With high debt levels in developed nations around the world coupled with poor demographics (ie declining working populations) is leading to slow to no growth in nominal GDP which is crippling for debtors and yet creditors are also likely to suffer because slow/no growth leads to defaults...
The solution for our current economic models is that the world's economies needs higher productivity and population growth OR lower levels of debt...
Unfortunately productivity and population are trending down (maybe because there is too much debt which is eroding confidence), only making the problem worse so monetary policy will be forced to resolve the issue (unless the world is happy to accept 30 - 50 years of low/no growth in developed markets to pay down existing debt, because that's how long it would take).
How they will solve it is via negative real interest rates (ie financial repression - inflation higher than interest rates) which in places where inflation is low (which is like everywhere) will mean negative nominal rates.
Yet something funny happens when nominal interest rates go negative - people begin to pull their cash out of the system and store in home safes...
And people begin to even question the principle of their domestic currency being a "store of value". Some inevitably have doubts about the future and begin to opt for more tangible, liquid, durable and internationally recognised store of wealth and begin to acquire gold...
I suspect the same jump in gold demand will occur if/when central banks opt for helicopter money.
However the problem at this stage is that the gold supply is both inelastic and in decline.
So whilst gold as a "no yield" store of wealth, doesn't make much sense to the mainstream investor in a world of nominal gdp growth (debt-expansion) and opportunity.

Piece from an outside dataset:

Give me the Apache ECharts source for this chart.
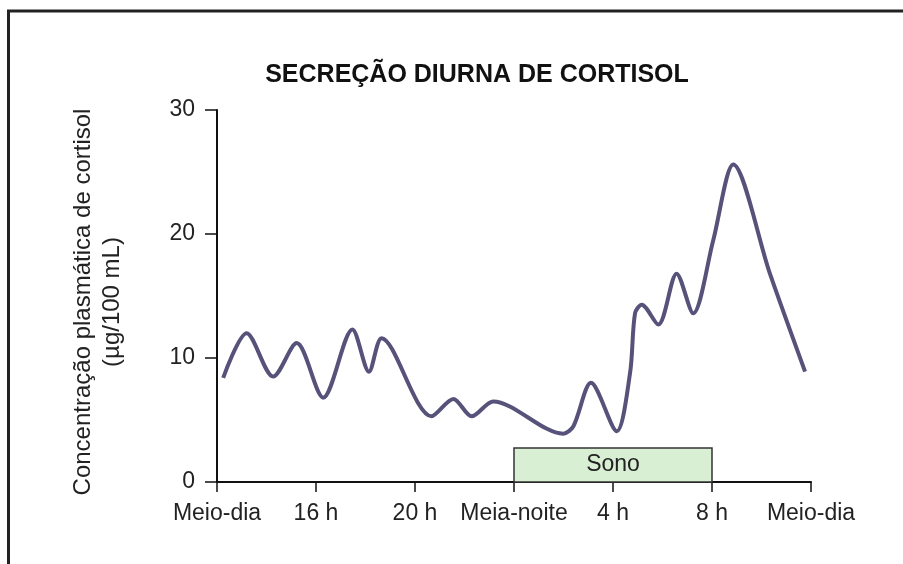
<!DOCTYPE html>
<html>
<head>
<meta charset="utf-8">
<script src="https://cdn.jsdelivr.net/npm/echarts@6/dist/echarts.min.js"></script>
<style>
  html, body { margin: 0; padding: 0; background: #fff; }
  #chart { width: 903px; height: 564px; }
</style>
</head>
<body>
<div id="chart"></div>
<script>
// hours after noon (0 = Meio-dia, 24 = next Meio-dia)
const hours = [0.25, 1.2, 2.27, 3.22, 4.29, 5.47, 6.14, 6.65, 8.67, 9.55, 10.29, 11.16,
  13.99, 14.4, 15.11, 16.15, 16.69, 16.89, 17.16, 17.83, 18.57, 19.24, 20.05, 20.86, 22.34, 23.76]
// plasma cortisol, µg/100 mL
const cortisol = [8.4, 12.0, 8.5, 11.2, 6.8, 12.3, 8.9, 11.6, 5.3, 6.7, 5.3, 6.5,
  3.9, 4.5, 8.0, 4.1, 8.8, 13.6, 14.3, 12.7, 16.8, 13.6, 19.5, 25.6, 16.8, 8.9]
const xTickLabels = ['Meio-dia', '16 h', '20 h', 'Meia-noite', '4 h', '8 h', 'Meio-dia']
const yTicks = [0, 10, 20, 30]
const sleepStart = 12
const sleepEnd = 20
const sleepTop = 2.75

const font = "'Liberation Sans', Arial, sans-serif"
const chart = echarts.init(document.getElementById('chart'))

let option = {
  animation: false,
  grid: { left: 217, right: 92, top: 110, bottom: 82 },
  graphic: [
    {
      type: 'rect',
      shape: { x: 8.5, y: 11, width: 1000, height: 1000 },
      style: { fill: 'none', stroke: '#222', lineWidth: 3 }
    },
    {
      type: 'text',
      x: 477, y: 75,
      style: {
        text: 'SECREÇÃO DIURNA DE CORTISOL',
        font: 'bold 25px ' + font,
        fill: '#111',
        align: 'center',
        verticalAlign: 'middle'
      }
    },
    {
      type: 'text',
      x: 83, y: 302,
      rotation: Math.PI / 2,
      style: {
        text: 'Concentração plasmática de cortisol',
        font: '24px ' + font,
        fill: '#222',
        align: 'center',
        verticalAlign: 'middle'
      }
    },
    {
      type: 'text',
      x: 112, y: 302,
      rotation: Math.PI / 2,
      style: {
        text: '(µg/100 mL)',
        font: '24px ' + font,
        fill: '#222',
        align: 'center',
        verticalAlign: 'middle'
      }
    }
  ],
  xAxis: {
    type: 'value',
    min: 0,
    max: 24,
    interval: 4,
    axisLine: { lineStyle: { color: '#111', width: 2 } },
    axisTick: { length: 10, lineStyle: { color: '#111', width: 1.5 } },
    splitLine: { show: false },
    axisLabel: {
      margin: 20,
      color: '#222',
      fontSize: 23,
      fontFamily: font,
      formatter: v => xTickLabels[v / 4]
    }
  },
  yAxis: {
    type: 'value',
    min: yTicks[0],
    max: yTicks[yTicks.length - 1],
    interval: 10,
    axisLine: { show: true, lineStyle: { color: '#111', width: 2 } },
    axisTick: { show: true, length: 12, lineStyle: { color: '#111', width: 1.5 } },
    splitLine: { show: false },
    axisLabel: {
      margin: 22,
      color: '#222',
      fontSize: 23,
      fontFamily: font
    }
  },
  series: [
    {
      type: 'line',
      data: hours.map((h, i) => [h, cortisol[i]]),
      smooth: 0.3,
      showSymbol: false,
      lineStyle: { color: '#56527a', width: 4 },
      markArea: {
        silent: true,
        itemStyle: { color: '#d8efd4', borderColor: '#333', borderWidth: 1.5 },
        label: {
          show: true,
          position: 'inside',
          color: '#222',
          fontSize: 23,
          fontFamily: font,
          formatter: 'Sono'
        },
        data: [[{ xAxis: sleepStart, yAxis: 0 }, { xAxis: sleepEnd, yAxis: sleepTop }]]
      }
    }
  ]
}
chart.setOption(option)
</script>
</body>
</html>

Yet in a world of debt-deflation and crisis, which we are now in, "cash is king"...
But this time, "holding cash" will also be at a cost (negative nominal interest rates) which will begin to make gold appear as if it provides a positive return (when really it still only provides a store of wealth as the value of cash is being debased against gold)...
This is the "rational catalyst" for gold, sentiment will also play a large role, and that's the biggest thing that has changed in the last 6 months - gold now has upward momentum in all global currencies, and has even outperformed bonds in the last 12 months coupled with global stock markets beginning to trend down...
So if concerns about the world economy and the sustainability of the financial system linger gold will likely drift higher not just because it's a store of wealth that can't be debased quickly (ie constrained by mine supply) but also because gold tends to take on the properties of a Giffen Good once it gains momentum and reflexivity begins to play out as it gains further mainstream attention.
So I'm not one who puts too much stock in gold bug conspiracy theories about long term manipulation, but I do believe in human nature and water eventually finding its level.
And simply put, there has been too much debt created in our system (which is inflationary) which has been allocated to non-productive investments which is now stifling growth as debtors attempt to pay it back (deflationary) and it's choking the economy out and preventing it from functioning properly and at some point it will need to be addressed through currency debasement or default.
Default will likely be seen as too painful, so I'm betting central banks and governments will opt for debasement.
Gold is the canary in the coal mine, but what is slow in the beginning will be a rush by the end, and I suspect we may only be 6 months into what I'm expecting will be a 3 to 7 year process, in which the gold miners will be the best way to play it for at least the first 2 to 4 years.